EXERCISE TASK -> Please write out the lines of the data exactly, beginning with the first and ending with the line containing "return 1 - y / H"; leave the pictures behind.

ENTRIES ->
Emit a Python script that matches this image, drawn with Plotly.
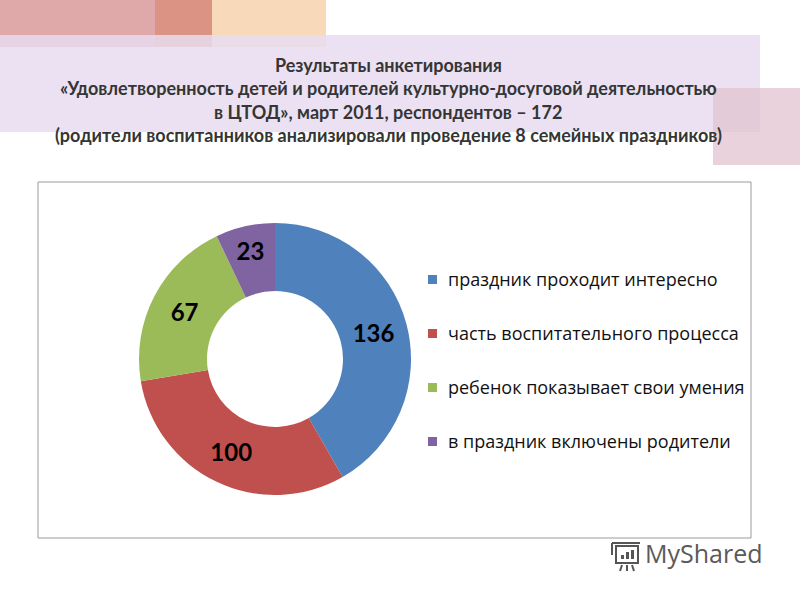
import plotly.graph_objects as go

title_lines = [
    "Результаты анкетирования",
    "«Удовлетворенность детей и родителей культурно-досуговой деятельностью",
    "в ЦТОД», март 2011, респондентов – 172",
    "(родители воспитанников анализировали проведение 8 семейных праздников)",
]
categories = [
    "праздник проходит интересно",
    "часть воспитательного процесса",
    "ребенок показывает свои умения",
    "в праздник включены родители",
]
values = [136, 100, 67, 23]
colors = ["#4f81bd", "#c0504d", "#9bbb59", "#8064a2"]

W, H = 800, 600


def px(x):
    return x / W


def py(y):
    return 1 - y / H


fig = go.Figure(go.Pie(
    labels=categories,
    values=values,
    hole=0.5,
    sort=False,
    direction="clockwise",
    rotation=0,
    marker=dict(colors=colors, line=dict(width=0)),
    texttemplate="%{value}",
    textposition="inside",
    insidetextorientation="horizontal",
    textfont=dict(family="Lato", size=24, color="#000000", weight="bold"),
    domain=dict(x=[px(139), px(411)], y=[py(495), py(223)]),
    showlegend=False,
    hoverinfo="label+value",
))

shapes = [
    # decorative blocks at the top
    dict(type="rect", x0=px(0), x1=px(155), y0=py(47), y1=py(0), fillcolor="#dfa9a9", line_width=0, layer="below"),
    dict(type="rect", x0=px(155), x1=px(212), y0=py(47), y1=py(0), fillcolor="#db9383", line_width=0, layer="below"),
    dict(type="rect", x0=px(212), x1=px(326), y0=py(47), y1=py(0), fillcolor="#f8dabb", line_width=0, layer="below"),
    dict(type="rect", x0=px(0), x1=px(760), y0=py(132), y1=py(35), fillcolor="#e8dcf0", opacity=0.85, line_width=0, layer="below"),
    dict(type="rect", x0=px(713), x1=px(800), y0=py(165), y1=py(88), fillcolor="#e2c3cf", opacity=0.75, line_width=0, layer="below"),
    # chart frame
    dict(type="rect", x0=px(38), x1=px(751), y0=py(538), y1=py(182), fillcolor="rgba(0,0,0,0)", line=dict(color="#9a9a9a", width=1)),
    # watermark icon
    dict(type="rect", x0=px(616), x1=px(638), y0=py(563), y1=py(546), fillcolor="rgba(0,0,0,0)", line=dict(color="#555555", width=2)),
    dict(type="line", x0=px(612), x1=px(640), y0=py(543), y1=py(543), line=dict(color="#555555", width=2)),
    dict(type="line", x0=px(612), x1=px(612), y0=py(543), y1=py(555), line=dict(color="#555555", width=2)),
    dict(type="rect", x0=px(621), x1=px(624), y0=py(559), y1=py(555), fillcolor="#555555", line_width=0),
    dict(type="rect", x0=px(626), x1=px(629), y0=py(559), y1=py(552), fillcolor="#555555", line_width=0),
    dict(type="rect", x0=px(631), x1=px(634), y0=py(559), y1=py(550), fillcolor="#555555", line_width=0),
    dict(type="line", x0=px(622), x1=px(620), y0=py(565), y1=py(571), line=dict(color="#555555", width=2)),
    dict(type="line", x0=px(627), x1=px(627), y0=py(565), y1=py(571), line=dict(color="#555555", width=2)),
    dict(type="line", x0=px(632), x1=px(634), y0=py(565), y1=py(571), line=dict(color="#555555", width=2)),
]

annotations = []
for i, line in enumerate(title_lines):
    annotations.append(dict(
        x=px(388), y=py(65 + i * 23.3), xref="paper", yref="paper",
        text=line, showarrow=False, xanchor="center", yanchor="middle",
        font=dict(family="Lato", size=18, color="#353535", weight="bold"),
    ))

# legend built from categories / colors
for i, (cat, col) in enumerate(zip(categories, colors)):
    yc = 279 + i * 54
    shapes.append(dict(type="rect", x0=px(428), x1=px(437), y0=py(yc + 5), y1=py(yc - 4),
                       fillcolor=col, line_width=0))
    annotations.append(dict(
        x=px(446), y=py(yc), xref="paper", yref="paper", text=cat, showarrow=False,
        xanchor="left", yanchor="middle",
        font=dict(family="Open Sans", size=18, color="#111111"),
    ))

annotations.append(dict(
    x=px(643), y=py(553), xref="paper", yref="paper", text="MyShared", showarrow=False,
    xanchor="left", yanchor="middle",
    font=dict(family="Open Sans", size=25, color="#5a5a5a"),
))

fig.update_layout(
    width=W, height=H,
    margin=dict(l=0, r=0, t=0, b=0),
    paper_bgcolor="#ffffff",
    plot_bgcolor="#ffffff",
    shapes=shapes,
    annotations=annotations,
)

fig.write_html(
    "out.html",
    config={"displayModeBar": False},
    post_script="document.body.style.margin='0';document.body.style.overflow='hidden';",
)
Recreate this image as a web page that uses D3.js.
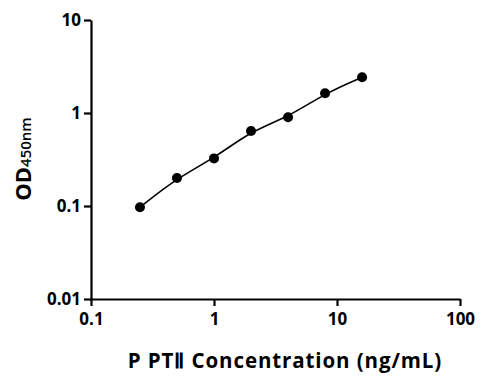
<!DOCTYPE html>
<html><head><meta charset="utf-8">
<script src="https://cdn.jsdelivr.net/npm/d3@7/dist/d3.min.js"></script>
<style>body{margin:0;background:#fff}svg{display:block}text{font-family:"Open Sans",Arial,sans-serif;font-weight:bold;fill:#000}</style>
</head><body><svg id="c" width="488" height="391"></svg>
<script>
const concentrations = [0.25, 0.5, 1, 2, 4, 8, 16];
const odValues = [0.097, 0.20, 0.325, 0.64, 0.90, 1.63, 2.42];
const xTicks = [0.1, 1, 10, 100];
const yTicks = [0.01, 0.1, 1, 10];
const xTickLabels = ["0.1", "1", "10", "100"];
const yTickLabels = ["0.01", "0.1", "1", "10"];

const svg = d3.select("#c");
const x = d3.scaleLog().domain([0.1, 100]).range([91, 460]);
const y = d3.scaleLog().domain([0.01, 10]).range([299, 20]);

const xAxis = d3.axisBottom(x).tickValues(xTicks).tickFormat((d,i)=>xTickLabels[i]).tickSize(7).tickSizeOuter(0).tickPadding(7);
const yAxis = d3.axisLeft(y).tickValues(yTicks).tickFormat((d,i)=>yTickLabels[i]).tickSize(7).tickSizeOuter(0).tickPadding(3);

const gx = svg.append("g").attr("transform","translate(0,299)").call(xAxis);
const gy = svg.append("g").attr("transform","translate(91,0)").call(yAxis);
[gx, gy].forEach(g=>{
  g.select(".domain").attr("stroke","#000").attr("stroke-width",2.2);
  g.selectAll(".tick line").attr("stroke","#000").attr("stroke-width",2.2);
  g.selectAll(".tick text").attr("font-size",17).attr("font-family","'Open Sans',Arial,sans-serif").attr("font-weight","bold").attr("fill","#000");
});

const line = d3.line().x((d,i)=>x(concentrations[i])).y(d=>y(d)).curve(d3.curveBasis);
svg.append("path").datum(odValues).attr("d", line).attr("fill","none").attr("stroke","#000").attr("stroke-width",1.6);

svg.selectAll("circle.pt").data(odValues).enter().append("circle")
  .attr("cx",(d,i)=>x(concentrations[i])).attr("cy",d=>y(d)).attr("r",5).attr("fill","#000");

svg.append("text").attr("x",285).attr("y",368).attr("text-anchor","middle").attr("font-size",20.5).attr("letter-spacing",0.9)
  .text("P PTⅡ Concentration (ng/mL)");

const yt = svg.append("text").attr("transform","translate(31,159) rotate(-90)").attr("text-anchor","middle");
yt.append("tspan").attr("font-size",22).text("OD");
yt.append("tspan").attr("font-size",15).attr("font-weight","600").text("450nm");
</script></body></html>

OUTPUT FOR THIS TASK ->
Emit a Python script that matches this image, drawn with Plotly.
import plotly.graph_objects as go

title_lines = [
    "Результаты анкетирования",
    "«Удовлетворенность детей и родителей культурно-досуговой деятельностью",
    "в ЦТОД», март 2011, респондентов – 172",
    "(родители воспитанников анализировали проведение 8 семейных праздников)",
]
categories = [
    "праздник проходит интересно",
    "часть воспитательного процесса",
    "ребенок показывает свои умения",
    "в праздник включены родители",
]
values = [136, 100, 67, 23]
colors = ["#4f81bd", "#c0504d", "#9bbb59", "#8064a2"]

W, H = 800, 600


def px(x):
    return x / W


def py(y):
    return 1 - y / H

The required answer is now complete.